Ludington was a founding member of the Old Lyme Equal Suffrage League in 1914, and president of the Connecticut Woman Suffrage Association from 1918 until it disbanded in 1921, succeeding Katharine Houghton Hepburn. In 1917 she spoke at a suffrage event in Washington, D.C. She created a library of women's works at the Old Lyme Inn, and held a suffrage study group in her home. Despite her vigorous efforts, Connecticut did not ratify the Nineteenth Amendment until after it became part of the United States Constitution in 1920.

Ludington helped to form and lead the Connecticut League of Women Voters. She continued to be active in civic leadership, and in 1922 became the first New England director of the League of Women Voters (LWV).
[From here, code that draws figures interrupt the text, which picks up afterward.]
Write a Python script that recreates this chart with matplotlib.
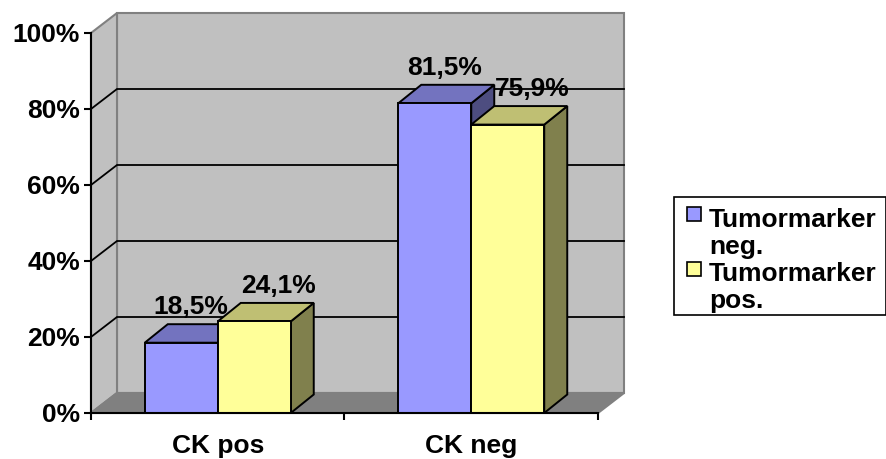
import matplotlib
matplotlib.use("Agg")
import matplotlib.pyplot as plt
from matplotlib.patches import Polygon, Rectangle

# Data
categories = ["CK pos", "CK neg"]
series_names = ["Tumormarker\nneg.", "Tumormarker\npos."]
tm_neg = [18.5, 81.5]
tm_pos = [24.1, 75.9]
value_labels_neg = ["18,5%", "81,5%"]
value_labels_pos = ["24,1%", "75,9%"]
y_ticks = [0, 20, 40, 60, 80, 100]
y_tick_labels = ["0%", "20%", "40%", "60%", "80%", "100%"]

# Styling
FONT = "Liberation Sans"
FS = 19
front_colors = ["#9999FF", "#FFFF99"]
top_colors = ["#7373BF", "#BFBF73"]
side_colors = ["#4D4D80", "#80804D"]
WALL = "#C0C0C0"
FLOOR = "#808080"
EDGE_GRAY = "#808080"

W, H, DPI = 887, 459, 100
fig = plt.figure(figsize=(W / DPI, H / DPI), dpi=DPI, facecolor="white")
ax = fig.add_axes([91 / W, 46 / H, 507 / W, 380 / H])
ax.set_xlim(0, 2)
ax.set_ylim(0, 100)
ax.patch.set_visible(False)

# pixel -> data scale factors
px_x = (507 / 2)       # px per category unit
px_y = 380 / 100       # px per percent
DX, DY = 26 / px_x, 20 / px_y      # wall depth
BX, BY = 23 / px_x, 18.5 / px_y    # bar depth
bar_w = 73 / px_x

def poly(pts, fc, ec, lw=1.0, z=1):
    p = Polygon(pts, closed=True, facecolor=fc, edgecolor=ec, linewidth=lw,
                zorder=z, clip_on=False, joinstyle="miter")
    ax.add_patch(p)

# walls and floor
poly([(DX, DY), (2 + DX, DY), (2 + DX, 100 + DY), (DX, 100 + DY)], WALL, EDGE_GRAY, 1.5)
poly([(0, 0), (DX, DY), (DX, 100 + DY), (0, 100)], WALL, EDGE_GRAY, 1.5)
poly([(0, 0), (2, 0), (2 + DX, DY), (DX, DY)], FLOOR, EDGE_GRAY, 1.5)

# gridlines across side wall and back wall
for v in y_ticks[1:-1]:
    ax.plot([0, DX, 2 + DX], [v, v + DY, v + DY], color="black", lw=1.3,
            zorder=1.5, clip_on=False, solid_joinstyle="miter")

# 3D bars
label_dx = [10, 24]
for i, cat in enumerate(categories):
    center = i + 0.5
    for s, (vals, labels) in enumerate([(tm_neg, value_labels_neg), (tm_pos, value_labels_pos)]):
        v = vals[i]
        x0 = center - bar_w + s * bar_w
        x1 = x0 + bar_w
        # right side
        poly([(x1, 0), (x1 + BX, BY), (x1 + BX, v + BY), (x1, v)],
             side_colors[s], "black", 1.4, 2)
        # top
        poly([(x0, v), (x1, v), (x1 + BX, v + BY), (x0 + BX, v + BY)],
             top_colors[s], "black", 1.4, 2)
        # front
        poly([(x0, 0), (x1, 0), (x1, v), (x0, v)],
             front_colors[s], "black", 1.4, 2)
        ax.annotate(labels[i], xy=((x0 + x1) / 2, v + BY), xytext=(label_dx[s], 10),
                    textcoords="offset pixels", ha="center", va="baseline",
                    fontsize=FS, fontweight="bold", fontfamily=FONT,
                    zorder=5, annotation_clip=False)

# axes
for side in ["top", "right"]:
    ax.spines[side].set_visible(False)
for side in ["left", "bottom"]:
    ax.spines[side].set_color("black")
    ax.spines[side].set_linewidth(1.5)
    ax.spines[side].set_zorder(3)

ax.set_yticks(y_ticks)
ax.set_yticklabels(y_tick_labels, fontsize=FS, fontweight="bold", fontfamily=FONT)
ax.set_xticks([0, 1, 2])
ax.set_xticklabels(["", "", ""])
ax.set_xticks([0.5, 1.5], minor=True)
ax.set_xticklabels(categories, minor=True, fontsize=FS, fontweight="bold", fontfamily=FONT)
ax.tick_params(axis="y", direction="out", length=5, width=1.5, pad=3)
ax.tick_params(axis="x", which="major", direction="out", length=5, width=1.5)
ax.tick_params(axis="x", which="minor", length=0, pad=15)

# legend box
def fx(px):
    return px / W

def fy(py):
    return 1 - py / H

fig.patches.append(Rectangle((fx(674), fy(315)), fx(886) - fx(674), fy(197) - fy(315),
                             transform=fig.transFigure, facecolor="white",
                             edgecolor="black", linewidth=1.2, zorder=1))
marker_tops = [207, 262]
text_baselines = [227, 281]
for s, name in enumerate(series_names):
    fig.patches.append(Rectangle((fx(687), fy(marker_tops[s] + 14)), fx(14), 14 / H,
                                 transform=fig.transFigure, facecolor=front_colors[s],
                                 edgecolor="black", linewidth=1.2, zorder=2))
    for k, line in enumerate(name.split("\n")):
        fig.text(fx(709), fy(text_baselines[s] + 27 * k), line, ha="left", va="baseline",
                 fontsize=FS, fontweight="bold", fontfamily=FONT, zorder=3)

fig.savefig("out.png", dpi=DPI, facecolor="white")
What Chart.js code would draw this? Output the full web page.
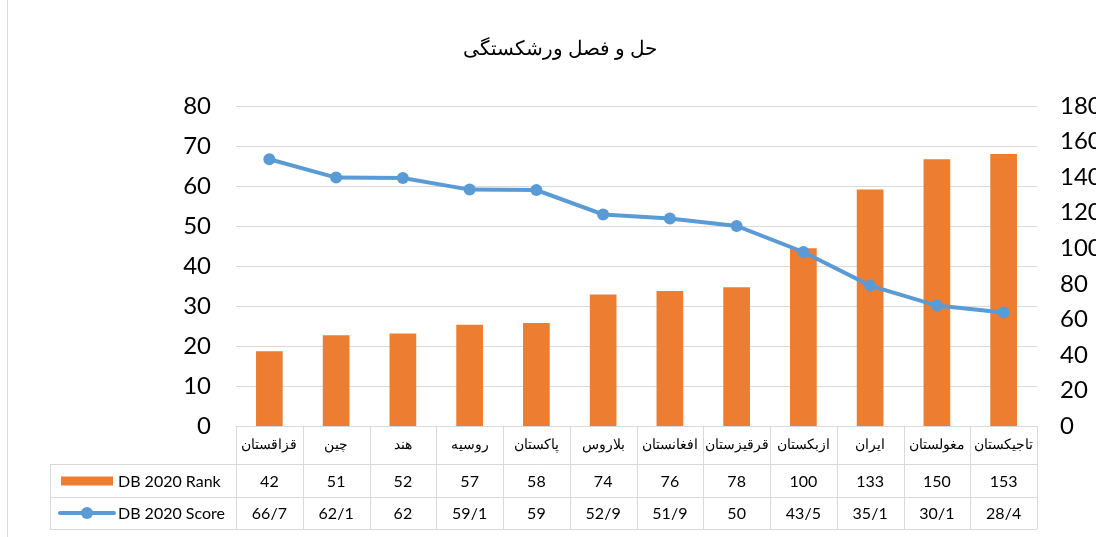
<!DOCTYPE html>
<html>
<head>
<meta charset="utf-8">
<script src="https://cdn.jsdelivr.net/npm/chart.js@4"></script>
<style>
  html, body { margin: 0; padding: 0; background: #fff; overflow: hidden; }
  #wrap { width: 1096px; height: 537px; }
</style>
</head>
<body>
<div id="wrap"><canvas id="chart" width="1096" height="537"></canvas></div>
<script>
const title = 'حل و فصل ورشکستگی';
const countries = ['قزاقستان', 'چین', 'هند', 'روسیه', 'پاکستان', 'بلاروس', 'افغانستان', 'قرقیزستان', 'ازبکستان', 'ایران', 'مغولستان', 'تاجیکستان'];
const rank = [42, 51, 52, 57, 58, 74, 76, 78, 100, 133, 150, 153];
const score = [66.7, 62.1, 62, 59.1, 59, 52.9, 51.9, 50, 43.5, 35.1, 30.1, 28.4];
const scoreLabels = ['66/7', '62/1', '62', '59/1', '59', '52/9', '51/9', '50', '43/5', '35/1', '30/1', '28/4'];
const rankName = 'DB 2020 Rank';
const scoreName = 'DB 2020 Score';

const orange = '#ed7d31';
const blue = '#5b9bd5';
const gridColor = '#d9d9d9';
const serif = '"Times New Roman", "Liberation Serif", "DejaVu Serif", serif';

// draws the title, the border and the data table under the plot
const tablePlugin = {
    id: 'dataTable',
    afterDraw(chart) {
        const ctx = chart.ctx;
        const x = chart.scales.x;
        const area = chart.chartArea;
        const n = countries.length;
        const cell = (area.right - area.left) / n;
        const rows = [area.bottom, 464, 497, 529];
        const tableLeft = 50;

        ctx.save();
        // outer border of chart
        ctx.strokeStyle = gridColor;
        ctx.lineWidth = 1;
        ctx.beginPath();
        ctx.moveTo(7.5, 0);
        ctx.lineTo(7.5, 537);
        ctx.stroke();

        // title
        ctx.fillStyle = '#000';
        ctx.font = '20px ' + serif;
        ctx.textAlign = 'center';
        ctx.textBaseline = 'middle';
        ctx.fillText(title, 560, 50);

        // table grid
        ctx.beginPath();
        for (let r = 1; r < rows.length; r++) {
            ctx.moveTo(tableLeft, rows[r] + 0.5);
            ctx.lineTo(area.right, rows[r] + 0.5);
        }
        ctx.moveTo(tableLeft + 0.5, rows[1]);
        ctx.lineTo(tableLeft + 0.5, rows[3]);
        for (let i = 0; i <= n; i++) {
            const px = Math.round(area.left + i * cell) + 0.5;
            ctx.moveTo(px, rows[0]);
            ctx.lineTo(px, rows[3]);
        }
        ctx.stroke();

        // cells
        for (let i = 0; i < n; i++) {
            const cx = x.getPixelForValue(i);
            ctx.font = '14px ' + serif;
            ctx.fillStyle = '#000';
            ctx.fillText(countries[i], cx, (rows[0] + rows[1]) / 2);
            ctx.font = '16px Lato, sans-serif';
            ctx.fillText(String(rank[i]), cx, (rows[1] + rows[2]) / 2 + 1);
            ctx.fillText(scoreLabels[i], cx, (rows[2] + rows[3]) / 2 + 1);
        }

        // legend keys
        const y1 = (rows[1] + rows[2]) / 2;
        const y2 = (rows[2] + rows[3]) / 2;
        ctx.fillStyle = orange;
        ctx.fillRect(61, y1 - 4, 52, 9);
        ctx.strokeStyle = blue;
        ctx.lineWidth = 4;
        ctx.lineCap = 'round';
        ctx.beginPath();
        ctx.moveTo(60, y2);
        ctx.lineTo(114, y2);
        ctx.stroke();
        ctx.fillStyle = blue;
        ctx.beginPath();
        ctx.arc(87, y2, 6, 0, Math.PI * 2);
        ctx.fill();

        ctx.fillStyle = '#000';
        ctx.font = '16px Lato, sans-serif';
        ctx.textAlign = 'left';
        ctx.fillText(rankName, 118, y1 + 1);
        ctx.fillText(scoreName, 118, y2 + 1);
        ctx.restore();
    }
};

new Chart(document.getElementById('chart').getContext('2d'), {
    data: {
        labels: countries,
        datasets: [
            {
                type: 'line',
                label: scoreName,
                data: score,
                yAxisID: 'y',
                borderColor: blue,
                backgroundColor: blue,
                borderWidth: 4,
                pointRadius: 6,
                pointBackgroundColor: blue,
                pointBorderWidth: 0,
                order: 0
            },
            {
                type: 'bar',
                label: rankName,
                data: rank,
                yAxisID: 'y1',
                backgroundColor: orange,
                barPercentage: 0.4,
                categoryPercentage: 1,
                order: 1
            }
        ]
    },
    options: {
        responsive: false,
        animation: false,
        layout: { padding: { top: 106, left: 0, right: 0, bottom: 0 } },
        plugins: { legend: { display: false }, title: { display: false }, tooltip: { enabled: false } },
        scales: {
            x: {
                ticks: { display: false },
                grid: { display: false },
                border: { display: false },
                afterFit: s => { s.height = 537 - 426; }
            },
            y: {
                position: 'left',
                min: 0, max: 80,
                ticks: { stepSize: 10, padding: 25, color: '#000', font: { family: 'Lato', size: 24 } },
                grid: { color: gridColor, drawTicks: false },
                border: { display: false },
                afterFit: s => { s.width = 236; }
            },
            y1: {
                position: 'right',
                min: 0, max: 180,
                ticks: { stepSize: 20, padding: 23, color: '#000', font: { family: 'Lato', size: 24 } },
                grid: { display: false, drawTicks: false },
                border: { display: false },
                afterFit: s => { s.width = 1096 - 1037; }
            }
        }
    },
    plugins: [tablePlugin]
});
</script>
</body>
</html>
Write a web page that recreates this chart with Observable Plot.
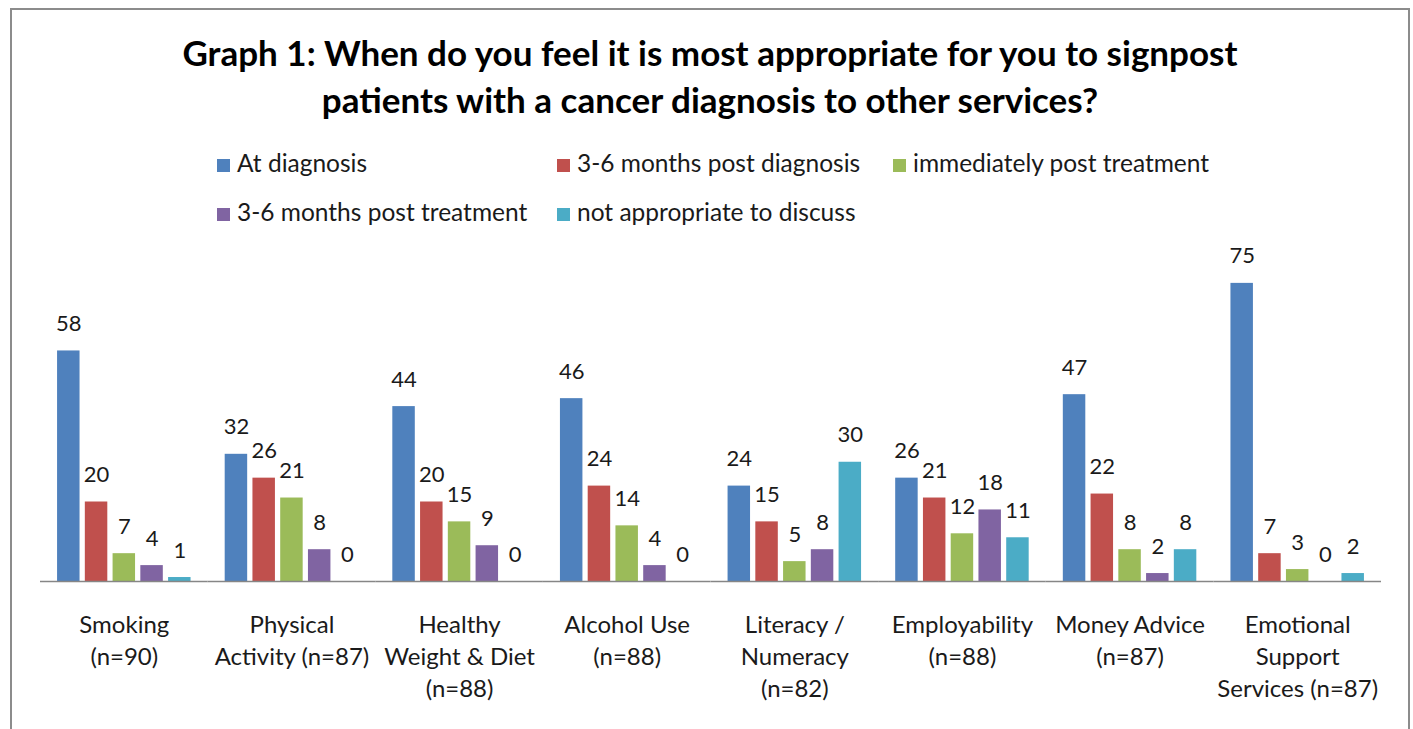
<!DOCTYPE html>
<html><head><meta charset="utf-8">
<script src="https://cdn.jsdelivr.net/npm/d3@7"></script>
<script src="https://cdn.jsdelivr.net/npm/@observablehq/plot@0.6"></script>
<style>
body{margin:0;background:#fff;width:1413px;height:729px;overflow:hidden;position:relative;font-family:Lato,"Open Sans",sans-serif;}
#frame{position:absolute;left:10px;top:8px;width:1396px;height:800px;border:2px solid #8c8c8c;}
#title{position:absolute;left:0;top:29px;width:1420px;text-align:center;font-weight:bold;font-size:35px;line-height:47px;color:#000;}
.leg{position:absolute;font-size:24.5px;color:#1a1a1a;white-space:nowrap;line-height:26px;}
.sw{display:inline-block;width:13px;height:13px;margin-right:7px;vertical-align:0px;}
#chart{position:absolute;left:0;top:240px;}
</style></head>
<body>
<div id="frame"></div>
<div id="title">Graph 1: When do you feel it is most appropriate for you to signpost<br>patients with a cancer diagnosis to other services?</div>
<div id="legend"></div>
<div id="chart"></div>
<script>
const categories = ["Smoking","Physical Activity","Healthy Weight & Diet","Alcohol Use","Literacy / Numeracy","Employability","Money Advice","Emotional Support Services"];
const categoryLabels = ["Smoking\n(n=90)","Physical\nActivity (n=87)","Healthy\nWeight & Diet\n(n=88)","Alcohol Use\n(n=88)","Literacy /\nNumeracy\n(n=82)","Employability\n(n=88)","Money Advice\n(n=87)","Emotional\nSupport\nServices (n=87)"];
const seriesNames = ["At diagnosis","3-6 months post diagnosis","immediately post treatment","3-6 months post treatment","not appropriate to discuss"];
const colors = ["#4F81BD","#C0504D","#9BBB59","#8064A2","#4BACC6"];
const atDiagnosis = [58,32,44,46,24,26,47,75];
const months36PostDiagnosis = [20,26,20,24,15,21,22,7];
const immediatelyPostTreatment = [7,21,15,14,5,12,8,3];
const months36PostTreatment = [4,8,9,4,8,18,2,0];
const notAppropriate = [1,0,0,0,30,11,8,2];
const seriesValues = [atDiagnosis, months36PostDiagnosis, immediatelyPostTreatment, months36PostTreatment, notAppropriate];

const rows = [];
categories.forEach((c,i)=>seriesNames.forEach((s,j)=>rows.push({category:c, series:s, value:seriesValues[j][i]})));

// legend
const legPos = [[217,150],[557,150],[893,150],[217,199],[557,199]];
const legend = document.getElementById("legend");
seriesNames.forEach((s,i)=>{
  const d = document.createElement("div");
  d.className = "leg";
  d.style.left = legPos[i][0]+"px";
  d.style.top = legPos[i][1]+"px";
  d.innerHTML = `<span class="sw" style="background:${colors[i]}"></span>${s}`;
  legend.appendChild(d);
});

const chart = Plot.plot({
  width:1413, height:489,
  marginLeft:40, marginRight:32, marginTop:23, marginBottom:148,
  style:{fontFamily:"Lato, 'Open Sans', sans-serif", background:"transparent"},
  fx:{domain:categories, padding:0, round:false, axis:null},
  x:{domain:seriesNames, paddingInner:0.19, paddingOuter:0.615, round:false, axis:null},
  y:{domain:[0,80], axis:null},
  color:{domain:seriesNames, range:colors},
  marks:[
    Plot.barY(rows,{fx:"category", x:"series", y:"value", fill:"series"}),
    Plot.ruleY([0],{stroke:"#868686", strokeWidth:1.5}),
    Plot.text(rows,{fx:"category", x:"series", y:"value", text:d=>String(d.value), dy:-27, fontSize:22, fill:"#1a1a1a"}),
    Plot.text(categories,{fx:d=>d, text:(d,i)=>categoryLabels[i], frameAnchor:"bottom", lineAnchor:"top", dy:29, fontSize:24, lineHeight:1.333, fill:"#1a1a1a"})
  ]
});
document.getElementById("chart").appendChild(chart);
</script>
</body></html>
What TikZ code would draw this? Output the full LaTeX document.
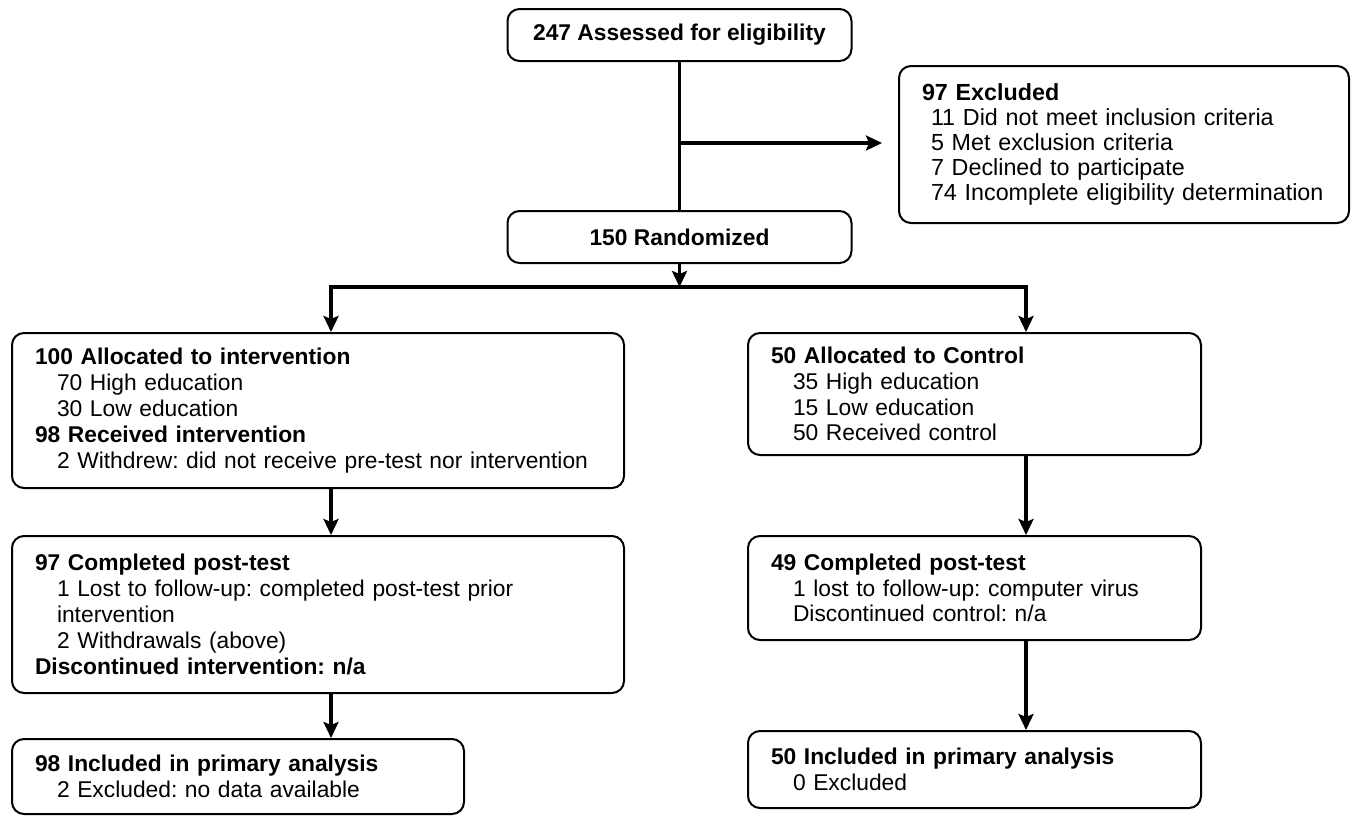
\documentclass[tikz,border=0pt]{standalone}
\usepackage{fontspec}
\setmainfont{Liberation Sans}
\usetikzlibrary{arrows.meta}
\frenchspacing
\begin{document}
\begin{tikzpicture}[x=1pt,y=-1pt,
  box/.style={draw, line width=2pt, rounded corners=12pt, anchor=north west,
    inner xsep=23pt, inner ysep=0pt, align=left,
    font=\fontsize{22.8}{25.8}\selectfont\frenchspacing},
  cbox/.style={draw, line width=2pt, rounded corners=12pt, anchor=center,
    minimum width=344pt, minimum height=52pt, inner sep=0pt,
    font=\fontsize{22.8}{25.8}\selectfont\bfseries},
  conn/.style={line width=3.5pt},
  arr/.style={-{Stealth[length=16pt,width=15pt,inset=3pt]}}
]
\useasboundingbox (0,0) rectangle (1356,815);

% columns for the vertical connectors
\coordinate (colL) at (331,0);
\coordinate (colR) at (1026,0);

\node[cbox] (assess) at (679.5,35) {247 Assessed for eligibility};
\node[cbox] (rand) at (679.5,237) {150 Randomized};

\node[box, minimum width=450pt, minimum height=157pt, text width=404pt,
  font=\fontsize{23.3}{25}\selectfont\frenchspacing] (excl) at (898,65)
  {\textbf{97 Excluded}\\
   \hspace*{9pt}11 Did not meet inclusion criteria\\
   \hspace*{9pt}5 Met exclusion criteria\\
   \hspace*{9pt}7 Declined to participate\\
   \hspace*{9pt}74 Incomplete eligibility determination};

\node[box, minimum width=612pt, minimum height=155pt, text width=566pt] (allocI) at (11,332)
  {\textbf{100 Allocated to intervention}\\
   \hspace*{22pt}70 High education\\
   \hspace*{22pt}30 Low education\\
   \textbf{98 Received intervention}\\
   \hspace*{22pt}2 Withdrew: did not receive pre-test nor intervention};

\node[box, minimum width=453pt, minimum height=122pt, text width=407pt] (allocC) at (747,332)
  {\textbf{50 Allocated to Control}\\
   \hspace*{22pt}35 High education\\
   \hspace*{22pt}15 Low education\\
   \hspace*{22pt}50 Received control};

\node[box, minimum width=612pt, minimum height=157pt, text width=566pt] (postI) at (11,535)
  {\textbf{97 Completed post-test}\\
   \hspace*{22pt}1 Lost to follow-up: completed post-test prior\\
   \hspace*{22pt}intervention\\
   \hspace*{22pt}2 Withdrawals (above)\\
   \textbf{Discontinued intervention: n/a}};

\node[box, minimum width=453pt, minimum height=104pt, text width=407pt] (postC) at (747,535)
  {\textbf{49 Completed post-test}\\
   \hspace*{22pt}1 lost to follow-up: computer virus\\
   \hspace*{22pt}Discontinued control: n/a};

\node[box, minimum width=452pt, minimum height=75pt, text width=406pt] (anaI) at (11,738)
  {\textbf{98 Included in primary analysis}\\
   \hspace*{22pt}2 Excluded: no data available};

\node[box, minimum width=453pt, minimum height=77pt, text width=407pt] (anaC) at (747,730)
  {\textbf{50 Included in primary analysis}\\
   \hspace*{22pt}0 Excluded};

% connectors
\coordinate (branch) at (679.5,143);
\coordinate (split) at (679.5,287);
\draw[conn] (assess.south) -- (rand.north);
\draw[conn, arr, shorten >=16pt] (branch) -- (branch -| excl.west);
\draw[conn, arr] (rand.south) -- (split);
\draw[conn, arr] (split) -| (allocI.north -| colL);
\draw[conn, arr] (split) -| (allocC.north -| colR);
\draw[conn, arr] (allocI.south -| colL) -- (postI.north -| colL);
\draw[conn, arr] (allocC.south -| colR) -- (postC.north -| colR);
\draw[conn, arr] (postI.south -| colL) -- (anaI.north -| colL);
\draw[conn, arr] (postC.south -| colR) -- (anaC.north -| colR);
\end{tikzpicture}
\end{document}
She was also head of the LWV's financial committee on the national level, and president of the Connecticut Women's Suffrage Association. She actively supported the establishment of the United Nations. She published a pamphlet, "The Connecticut Idea" (1919), and a family history, Lyme — And Our Family (1928).

== Personal life ==
Ludington died in 1953, aged 83 years, at her home in Old Lyme, Connecticut. She was survived by her younger sister, suffragist Helen Ludington Rotch. Some of her papers are in the Connecticut Woman Suffrage Movement Collection at Western Connecticut State University. Her name is on a plaque honoring Connecticut's suffrage leaders, located in the south corner of the Connecticut State Capitol building.

Businessman Charles Townsend Ludington and art collector Wright S. Ludington were her nephews. American Studies professor C. Townsend Ludington is her great-nephew.